6,000 of the Museum’s items are photos, and only 6% were actual purchases or acquisitions – the balance were contributed, donated or willed to the BMHS.

Like Sir Edward Cunard whose legacy here includes the Fairmont resorts better known as Glitter Bay and Royal Pavilion. The expat donated 60 prints of West Indian culture to the Society on his death.

These were received by Major John Harrison and Neville Connell between the 40’s and 50’s. Another key player in the uplift of the Museum was Oliver Messel. A popular stage designer from the UK, was involved not only with the BMHS but the construction of what is now Heron Bay.

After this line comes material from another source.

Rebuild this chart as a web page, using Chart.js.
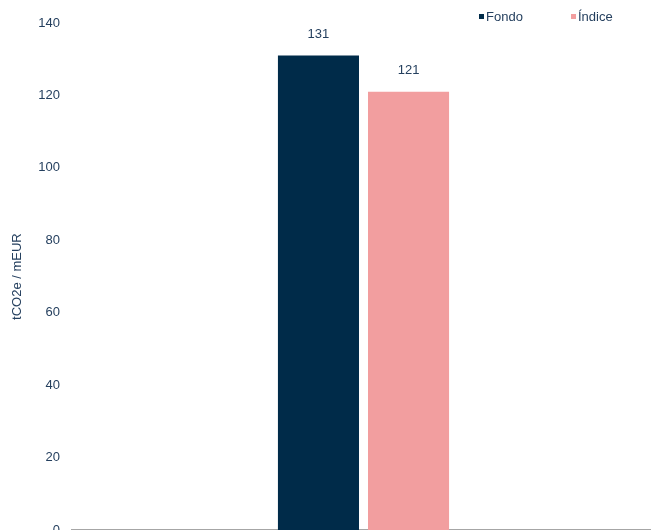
<!DOCTYPE html>
<html lang="es">
<head>
<meta charset="UTF-8">
<title>Intensidad de carbono</title>
<style>
    html, body { margin: 0; padding: 0; background: #fff; overflow: hidden; }
    .chart-box { position: relative; width: 655px; height: 550px; }
</style>
</head>
<body>
<div class="chart-box">
    <canvas id="chart1"></canvas>
</div>
<script src="https://cdn.jsdelivr.net/npm/chart.js@4/dist/chart.umd.min.js"></script>
<script>
    // datos
    const categories = [''];
    const seriesNames = ['Fondo', 'Índice'];
    const fondoValues = [131];
    const indiceValues = [121];
    const yTicks = [0, 20, 40, 60, 80, 100, 120, 140];

    const colors = ['#002b49', '#f29e9f'];
    const textColor = '#243f5e';
    const fontFamily = '"Liberation Sans", Arial, sans-serif';

    // etiquetas de valor encima de cada barra
    const valueLabels = {
        id: 'valueLabels',
        afterDatasetsDraw(chart) {
            const ctx = chart.ctx;
            ctx.save();
            ctx.fillStyle = textColor;
            ctx.font = '13px ' + fontFamily;
            ctx.textAlign = 'center';
            ctx.textBaseline = 'middle';
            chart.data.datasets.forEach((ds, i) => {
                chart.getDatasetMeta(i).data.forEach((bar, j) => {
                    ctx.fillText(ds.data[j], bar.x, bar.y - 21);
                });
            });
            ctx.restore();
        }
    };

    // leyenda arriba a la derecha
    const topLegend = {
        id: 'topLegend',
        afterDraw(chart) {
            const ctx = chart.ctx;
            const xs = [479, 571];
            ctx.save();
            ctx.font = '13px ' + fontFamily;
            ctx.textBaseline = 'middle';
            chart.data.datasets.forEach((ds, i) => {
                ctx.fillStyle = ds.backgroundColor;
                ctx.fillRect(xs[i], 14, 5, 5);
                ctx.fillStyle = textColor;
                ctx.fillText(ds.label, xs[i] + 7, 17);
            });
            ctx.restore();
        }
    };

    new Chart(document.getElementById('chart1'), {
        type: 'bar',
        data: {
            labels: categories,
            datasets: [
                { label: seriesNames[0], data: fondoValues, backgroundColor: colors[0] },
                { label: seriesNames[1], data: indiceValues, backgroundColor: colors[1] }
            ]
        },
        options: {
            responsive: true,
            maintainAspectRatio: false,
            animation: false,
            layout: { padding: { top: 23, right: 0, bottom: 11, left: 10 } },
            categoryPercentage: 0.309,
            barPercentage: 0.9,
            plugins: {
                legend: { display: false },
                tooltip: { enabled: false }
            },
            scales: {
                x: {
                    grid: { display: false, drawTicks: false },
                    border: { display: true, color: '#a6a6a6', width: 1.5 },
                    ticks: { display: false },
                    afterFit(scale) { scale.height = 0; }
                },
                y: {
                    min: 0,
                    max: 140,
                    afterBuildTicks(scale) { scale.ticks = yTicks.map(v => ({ value: v })); },
                    grid: { display: false, drawTicks: false },
                    border: { display: false },
                    ticks: {
                        color: textColor,
                        padding: 12,
                        font: { family: fontFamily, size: 13 }
                    },
                    title: {
                        display: true,
                        text: 'tCO2e / mEUR',
                        color: textColor,
                        padding: 0,
                        font: { family: fontFamily, size: 13 }
                    },
                    afterFit(scale) { scale.width = 62; }
                }
            }
        },
        plugins: [valueLabels, topLegend]
    });
</script>
</body>
</html>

In looking to artistically populate the lush West Coast villa, he more or less designed an art factory where Creole and Caribbean works were close to being churned out, and the Museum benefitted from this glut of creation.

22 years later, just at the cusp of Carifesta in its so far only appearance here in Barbados, both Peter Campbell and Warren Alleyne launched a specialised journal tracking most Bajan paintings in 1981.

Eventually the realisation of both the National Cultural Foundation and the renaissance of the Barbados Arts Council superceded the review and the afterglow of Carifesta itself.

Eight years later, Ivan Payne held a show at the Museum that paved the way for Indigenous Expression. In 2000, Joscelyn Gardner had “White Skin, Black Kin” which was ground-breaking in examining some of Barbados’ racial taboos.

The question section was very brief – apart from myself establishing if cartographers or photographers had artistic tendencies (Curator was quick to say both do, as do I); there was an observation from Nick Whittle that Barbados is overdue in hosting Carifesta, since it seems some islands host it 3 times in a row.

The review was a very fascinating trace of what is an invaluable contribution to what makes a Barbadian Bajan. There is a book on the topic at the Museum bookshop from both Ms Cummins and Mr Whittle with a 3rd author, hailing from Ian Randle publishers of Jamaica – the book is a serious investment; it should be, at $110.00 per copy!